◆ **Stored records**:
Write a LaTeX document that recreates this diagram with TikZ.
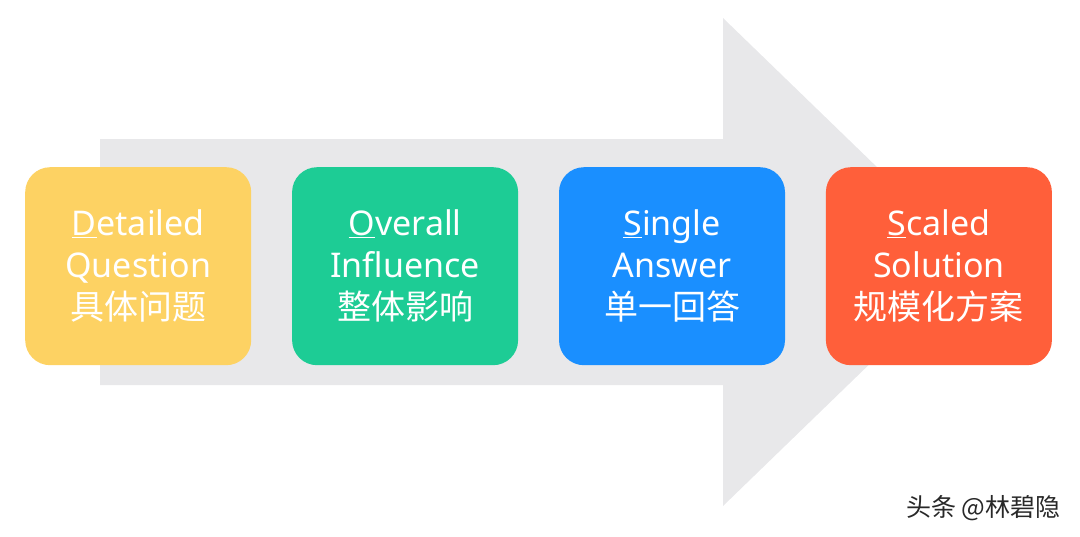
\documentclass[tikz,border=0pt]{standalone}
\usepackage{fontspec}
\setmainfont{Noto Sans}
\newfontfamily\cjk{Noto Sans CJK SC}
\usetikzlibrary{positioning}
\definecolor{arrowgray}{RGB}{232,232,234}
\definecolor{stepyellow}{RGB}{253,210,99}
\definecolor{stepgreen}{RGB}{29,204,149}
\definecolor{stepblue}{RGB}{26,143,255}
\definecolor{stepred}{RGB}{255,95,58}
\definecolor{marktext}{RGB}{40,40,40}

\begin{document}
\begin{tikzpicture}[x=1pt, y=-1pt,
  stagebox/.style={rounded corners=25pt, minimum width=226pt, minimum height=198pt,
                   align=center, text=white, inner sep=0pt,
                   font=\fontsize{34}{42}\selectfont},
  node distance=40.5pt
]
\useasboundingbox (0,0) rectangle (1080,536);

% background arrow
\fill[arrowgray] (100,139) -- (723,139) -- (723,18) -- (975,262)
  -- (723,506) -- (723,385) -- (100,385) -- cycle;

% stages
\node[stagebox, fill=stepyellow, anchor=north west] (detail) at (25,167)
  {\underline{D}etailed\\Question\\{\cjk 具体问题}};
\node[stagebox, fill=stepgreen, right=of detail] (overall)
  {\underline{O}verall\\Influence\\{\cjk 整体影响}};
\node[stagebox, fill=stepblue, right=of overall] (single)
  {\underline{S}ingle\\Answer\\{\cjk 单一回答}};
\node[stagebox, fill=stepred, right=of single] (scaled)
  {\underline{S}caled\\Solution\\{\cjk 规模化方案}};

% watermark
\node[anchor=east, text=marktext, font=\cjk\fontsize{25}{28}\selectfont] (mark) at (1064,508) {头条 @林碧隐};
\end{tikzpicture}
\end{document}
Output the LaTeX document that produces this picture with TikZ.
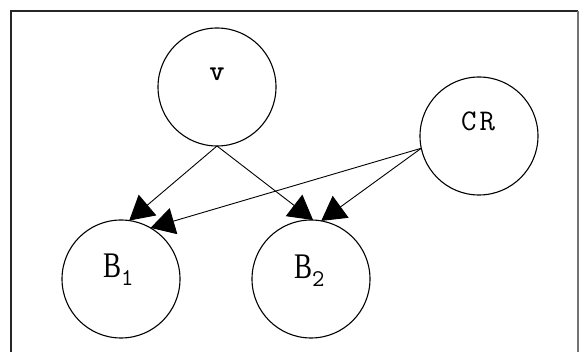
\documentclass[tikz,border=0pt]{standalone}
\usepackage{fontspec}
\setmainfont{Liberation Serif}
\newfontfamily\narrowf[FakeStretch=0.75]{Liberation Serif}
\usetikzlibrary{arrows.meta}
\tikzset{
  circnode/.style={draw=black, circle, line width=1.1pt, minimum size=118pt, inner sep=0pt, outer sep=0pt},
  txt/.style={inner sep=0pt, outer sep=0pt, anchor=base},
  txtw/.style={inner sep=0pt, outer sep=0pt, anchor=base west},
  conn/.style={line width=0.9pt, -{Triangle[length=24pt,width=27pt]}, shorten >=0pt},
  frame/.style={line width=2pt, black!85}
}
\begin{document}
\begin{tikzpicture}[x=1pt,y=-1pt]
\useasboundingbox (0,0) rectangle (579,352);
\fill[white] (0,0) rectangle (579,352);
% frame
\coordinate (fTL) at (11,11);
\coordinate (fTR) at (578,11);
\coordinate (fBL) at (11,352);
\coordinate (fBR) at (578,352);
\draw[frame] (fBL) -- (fTL) -- (fTR);
\draw[line width=1.5pt, black!55] (fTR) -- (fBR);
% circles
\node[circnode] (v) at (217,87) {};
\node[circnode] (CR) at (479,136) {};
\node[circnode] (B1) at (121,279) {};
\node[circnode] (B2) at (311,279) {};
% labels
\node[txt] (vt) at (217,81) {\ttfamily\bfseries\fontsize{29}{29}\selectfont v};
\node[txt] (CRt) at (478,131) {\ttfamily\fontsize{30}{30}\selectfont C\kern3pt R};
\node[txtw] (B1t) at (103,278) {\narrowf\fontsize{36}{36}\selectfont B\raisebox{-8pt}{\ttfamily\fontsize{24}{24}\selectfont 1}};
\node[txtw] (B2t) at (294,279) {\narrowf\fontsize{36}{36}\selectfont B\raisebox{-8pt}{\ttfamily\fontsize{24}{24}\selectfont 2}};
% connectors
\draw[conn] (v.south) -- (B1.82);
\draw[conn] (v.south) -- (B2.88);
\draw[conn] (CR.192) -- (B1.60);
\draw[conn] (CR.192) -- (B2.80);
\end{tikzpicture}
\end{document}
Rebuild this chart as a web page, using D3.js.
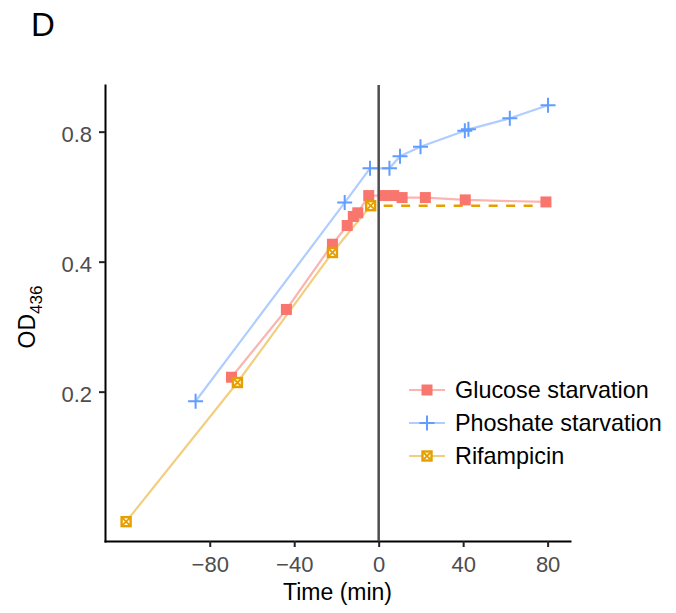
<!DOCTYPE html>
<html>
<head>
<meta charset="utf-8">
<script src="https://cdn.jsdelivr.net/npm/d3@7"></script>
<style>
  html, body { margin: 0; padding: 0; background: #fff; }
  svg { display: block; font-family: "Liberation Sans", Arial, Helvetica, sans-serif; }
</style>
</head>
<body>
<svg id="chart" width="676" height="613"></svg>
<script>
// Growth curves: OD436 (log scale) against time relative to treatment (min)
const seriesNames = ["Glucose starvation", "Phoshate starvation", "Rifampicin"];

const glucoseTime = [-69.7, -43.7, -21.9, -14.9, -12.0, -9.9, -4.7, 2.2, 7.1, 11.1, 22.1, 41.0, 79.2];
const glucoseOD   = [0.216, 0.310, 0.439, 0.485, 0.509, 0.519, 0.569, 0.569, 0.569, 0.563, 0.563, 0.556, 0.550];

const phosphateTime = [-86.7, -16.1, -4.1, 5.1, 10.1, 19.8, 40.8, 42.5, 62.1, 80.2];
const phosphateOD   = [0.190, 0.548, 0.658, 0.658, 0.702, 0.738, 0.804, 0.810, 0.859, 0.921];

const rifampicinTime = [-119.6, -66.9, -21.9, -3.8];
const rifampicinOD   = [0.100, 0.210, 0.420, 0.539];

// OD held constant after rifampicin addition (dashed)
const rifampicinPlateauTime = [-3.8, 80];
const rifampicinPlateauOD   = [0.539, 0.539];

const xTicks = [-80, -40, 0, 40, 80];
const yTicks = [0.2, 0.4, 0.8];
const yTickLabels = ["0.2", "0.4", "0.8"];

const markerColors = ["#F8766D", "#619CFF", "#E69F00"];
const lineColors   = ["#FBB5B1", "#B0CDFF", "#F2CF80"];

const svg = d3.select("#chart");

const x = d3.scaleLinear().domain([-129.6, 90.6]).range([105, 570]);
const y = d3.scaleLog().domain([0.0902, 1.026]).range([541, 85]);

const zip = (ts, vs) => ts.map((t, i) => ({ t, v: vs[i] }));
const series = [
  zip(glucoseTime, glucoseOD),
  zip(phosphateTime, phosphateOD),
  zip(rifampicinTime, rifampicinOD)
];

const line = d3.line().x(d => x(d.t)).y(d => y(d.v));

// panel letter
svg.append("text").attr("x", 31).attr("y", 36)
  .attr("font-size", 33).attr("fill", "#000").text("D");

// axes
const xAxis = svg.append("g").attr("transform", "translate(0,541)")
  .call(d3.axisBottom(x).tickValues(xTicks).tickSize(6).tickSizeOuter(0).tickPadding(9));
const yAxis = svg.append("g").attr("transform", "translate(105,0)")
  .call(d3.axisLeft(y).tickValues(yTicks).tickSize(6).tickSizeOuter(0).tickPadding(7)
    .tickFormat((d, i) => yTickLabels[i]));

[xAxis, yAxis].forEach(g => {
  g.select(".domain").attr("stroke", "#000").attr("stroke-width", 2).attr("stroke-linecap", "square");
  g.selectAll(".tick line").attr("stroke", "#222").attr("stroke-width", 2);
  g.selectAll(".tick text").attr("fill", "#4D4D4D").attr("font-size", 22)
    .attr("font-family", "'Liberation Sans', Arial, sans-serif");
});
yAxis.selectAll(".tick text").attr("dy", "0.45em");

// series lines
series.forEach((s, i) => {
  svg.append("path").datum(s).attr("d", line)
    .attr("fill", "none").attr("stroke", lineColors[i]).attr("stroke-width", 2.2);
});

svg.append("path").datum(zip(rifampicinPlateauTime, rifampicinPlateauOD)).attr("d", line)
  .attr("fill", "none").attr("stroke", markerColors[2]).attr("stroke-width", 2.6)
  .attr("stroke-dasharray", "9 8.5").attr("stroke-dashoffset", 4.5);

// markers
function drawMarker(g, kind, cx, cy, color) {
  if (kind === 0) {
    g.append("rect").attr("x", cx - 5.5).attr("y", cy - 5.5).attr("width", 11).attr("height", 11)
      .attr("fill", color);
  } else if (kind === 1) {
    g.append("path").attr("d", `M${cx - 7.5},${cy}H${cx + 7.5}M${cx},${cy - 7.5}V${cy + 7.5}`)
      .attr("stroke", color).attr("stroke-width", 2).attr("fill", "none");
  } else {
    g.append("rect").attr("x", cx - 4.5).attr("y", cy - 4.5).attr("width", 9).attr("height", 9)
      .attr("fill", "#fff").attr("stroke", color).attr("stroke-width", 2.4);
    g.append("path").attr("d", `M${cx - 4.5},${cy - 4.5}L${cx + 4.5},${cy + 4.5}M${cx + 4.5},${cy - 4.5}L${cx - 4.5},${cy + 4.5}`)
      .attr("stroke", color).attr("stroke-width", 1.8);
  }
}

const markers = svg.append("g");
series.forEach((s, i) => {
  s.forEach(d => drawMarker(markers, i, x(d.t), y(d.v), markerColors[i]));
});

// treatment time reference line
svg.append("line").attr("x1", x(0)).attr("x2", x(0)).attr("y1", 85).attr("y2", 541)
  .attr("stroke", "#4D4D4D").attr("stroke-width", 2.5);

// axis titles
svg.append("text").attr("x", (105 + 570) / 2).attr("y", 600).attr("text-anchor", "middle")
  .attr("font-size", 23).attr("fill", "#000").text("Time (min)");

const yTitle = svg.append("text").attr("transform", "translate(35,317) rotate(-90)")
  .attr("text-anchor", "middle").attr("font-size", 23).attr("fill", "#000");
yTitle.append("tspan").text("OD");
yTitle.append("tspan").attr("font-size", 17).attr("dy", 7).text("436");

// legend
const legend = svg.append("g");
const legendY = [390, 423, 456];
seriesNames.forEach((name, i) => {
  const ly = legendY[i];
  legend.append("line").attr("x1", 409).attr("x2", 445).attr("y1", ly).attr("y2", ly)
    .attr("stroke", lineColors[i]).attr("stroke-width", 2.2);
  drawMarker(legend, i, 427, ly, markerColors[i]);
  legend.append("text").attr("x", 455).attr("y", ly + 8).attr("font-size", 23.4)
    .attr("fill", "#000").text(name);
});
</script>
</body>
</html>
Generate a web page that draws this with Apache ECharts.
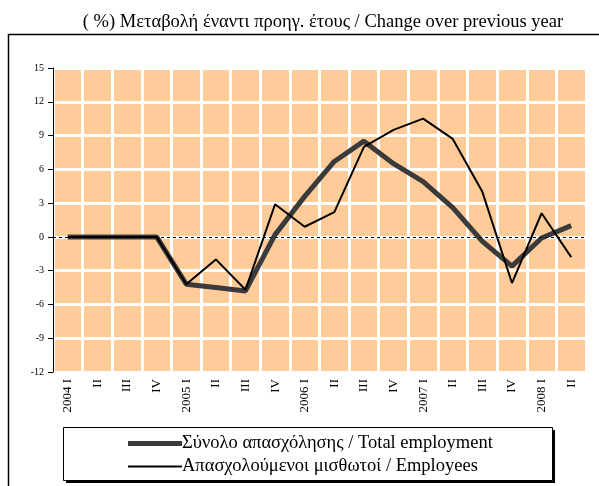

◆ **Requirement**: Everything from the first line of the entries through the line that contains "(0,0) rectangle (1080,536);" is to be reproduced exactly, except the pictures.

◆ **Solution to the exercise**:
Write a LaTeX document that recreates this diagram with TikZ.
\documentclass[tikz,border=0pt]{standalone}
\usepackage{fontspec}
\setmainfont{Noto Sans}
\newfontfamily\cjk{Noto Sans CJK SC}
\usetikzlibrary{positioning}
\definecolor{arrowgray}{RGB}{232,232,234}
\definecolor{stepyellow}{RGB}{253,210,99}
\definecolor{stepgreen}{RGB}{29,204,149}
\definecolor{stepblue}{RGB}{26,143,255}
\definecolor{stepred}{RGB}{255,95,58}
\definecolor{marktext}{RGB}{40,40,40}

\begin{document}
\begin{tikzpicture}[x=1pt, y=-1pt,
  stagebox/.style={rounded corners=25pt, minimum width=226pt, minimum height=198pt,
                   align=center, text=white, inner sep=0pt,
                   font=\fontsize{34}{42}\selectfont},
  node distance=40.5pt
]
\useasboundingbox (0,0) rectangle (1080,536);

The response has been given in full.